The Roman numeral system uses only seven symbols: *I*, *V*, *X*, *L*, *C*, *D*, and *M*. *I* represents the number 1, *V* represents 5, *X* is 10, *L* is 50, *C* is 100, *D* is 500, and *M* is 1,000. Different arrangements of these seven symbols represent different numbers. The numbers 1–10 are:

- 1 = I
- 2 = II
- 3 = III
- 4 = IV
- 5 = V
- 6 = VI
- 7 = VII
- 8 = VIII
- 9 = IX
- 10 = X

Equating Roman numerals with the numbers you already know is just the first step. When you’re using them to write longer numbers, like years, there are a few guidelines to keep in mind.

You can add numbers together by putting the symbols in descending order from left to right. You’d add all of the symbols’ individual values together to get the total value. For example, *XVI* is 10 + 5 + 1, or *16*. *XXXIII* is 10 + 10 + 10 + 1 + 1 + 1, or *33*.

You can also subtract numbers from each other by placing a symbol with a smaller value to the left of one with a larger value. The value of the smaller symbol is subtracted from that of the larger symbol to get the total value, so *IV* is 5 – 1, or *4*.

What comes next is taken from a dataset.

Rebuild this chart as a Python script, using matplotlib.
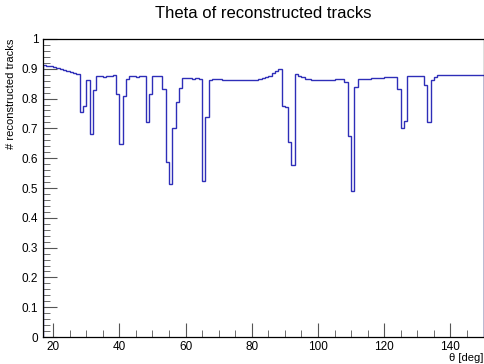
import numpy as np
import matplotlib
matplotlib.use("Agg")
import matplotlib.pyplot as plt
from matplotlib.ticker import MultipleLocator

plt.rcParams['font.family'] = ['Liberation Sans', 'DejaVu Sans']

# 1 deg bins from 17 to 150
bin_edges = np.arange(17, 151, 1)
eff = [
    0.912, 0.910, 0.908, 0.906, 0.903, 0.900, 0.897, 0.893, 0.889, 0.886,  # 17-26
    0.882, 0.754, 0.776, 0.861, 0.680, 0.828, 0.877, 0.875, 0.874, 0.876,  # 27-36
    0.876, 0.879, 0.814, 0.647, 0.808, 0.864, 0.877, 0.877, 0.873, 0.877,  # 37-46
    0.877, 0.720, 0.817, 0.875, 0.875, 0.875, 0.832, 0.588, 0.512, 0.700,  # 47-56
    0.787, 0.837, 0.868, 0.868, 0.868, 0.866, 0.868, 0.864, 0.523, 0.738,  # 57-66
    0.861, 0.866, 0.866, 0.864, 0.863, 0.862, 0.862, 0.862, 0.862, 0.862,  # 67-76
    0.862, 0.862, 0.862, 0.862, 0.863, 0.865, 0.869, 0.871, 0.877, 0.885,  # 77-86
    0.891, 0.898, 0.775, 0.772, 0.654, 0.576, 0.881, 0.876, 0.871, 0.867,  # 87-96
    0.867, 0.862, 0.862, 0.862, 0.862, 0.862, 0.862, 0.862, 0.865, 0.865,  # 97-106
    0.865, 0.855, 0.674, 0.491, 0.838, 0.867, 0.867, 0.867, 0.867, 0.869,  # 107-116
    0.869, 0.869, 0.869, 0.871, 0.871, 0.871, 0.871, 0.831, 0.701, 0.726,  # 117-126
    0.876, 0.876, 0.876, 0.876, 0.876, 0.846, 0.721, 0.862, 0.873, 0.878,  # 127-136
    0.878, 0.878, 0.878, 0.878, 0.878, 0.878, 0.878, 0.878, 0.878, 0.878,  # 137-146
    0.878, 0.878, 0.878,                                                   # 147-149
]

fig = plt.figure(figsize=(4.85, 3.64), dpi=100)
ax = fig.add_axes([0.089, 0.074, 0.908, 0.819])

ax.stairs(eff, bin_edges, color='#2e2eb8', lw=1.0)

ax.set_xlim(17, 150)
ax.set_ylim(0, 1)
ax.xaxis.set_major_locator(MultipleLocator(20))
ax.xaxis.set_minor_locator(MultipleLocator(5))
ax.yaxis.set_major_locator(MultipleLocator(0.1))
ax.yaxis.set_minor_locator(MultipleLocator(0.02))
ax.set_yticks(np.arange(0, 1.01, 0.1))
ax.set_yticklabels(['0', '0.1', '0.2', '0.3', '0.4', '0.5', '0.6', '0.7', '0.8', '0.9', '1'])
ax.tick_params(which='both', direction='in', top=False, right=False, labelsize=8.5, color='#555555')
ax.tick_params(which='major', length=10)
ax.tick_params(which='minor', length=5)
ax.tick_params(axis='x', pad=3)
for s in ax.spines.values():
    s.set_linewidth(0.9)

ax.set_title('Theta of reconstructed tracks', fontsize=12, pad=15)
ax.set_xlabel('θ [deg]', fontsize=8, loc='right', labelpad=0)
ax.set_ylabel('# reconstructed tracks', fontsize=8, loc='top', labelpad=4)

fig.savefig('out.png', dpi=100)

The subtractive principle has a few specific limitations. For instance, a numeral can only be placed in front of the two numerals that are closest to it in the Roman numeral system. That is, *I* can only be placed before *V* ( e.g. *IV*, or *4*) and *X* (e.g. *IX*, or 9). It can’t be placed before *L*, *C*, *D*, or *M*. For example, in Roman numerals, 49 would be *XLIX* (50 – 10 = *40* and 10 – 1 = *9*), not *IL*. Further, you can only place one smaller numeral in front of a larger one for subtractive purposes. For example, the correct way to write *8* is *VIII*, not *IIX*.

Use a bar over each symbol to multiply it by 1,000. For example, an *X* with a line over it is *10,000*, while an *M* with a line over it means *1,000,000*.

Roman numerals are often used in royal titles. This is customary when there have been more than one rulers with the same name in the history of a given country. For example, in the title of the longest-reigning British monarch, Queen Elizabeth **II**. This differentiates her from the first Queen Elizabeth, who ruled during the mid- to late-1500s.

Series of books, seasons of TV shows, and other sequential parts of larger works may use Roman numerals for numbering. For example, *Into The Woods* by John Yorke uses Roman numerals to break up the five acts, or sections, of the book. Livy’s *The Early History of Rome* uses numerals to organize the collection of 142 books.

In music theory, Roman numeral analysis relies on these symbols for organization. Uppercase Roman numerals indicate a major triad, while lowercase symbols represent a minor triad. This style deviates from traditional Roman numerals, which don’t use lowercase letters.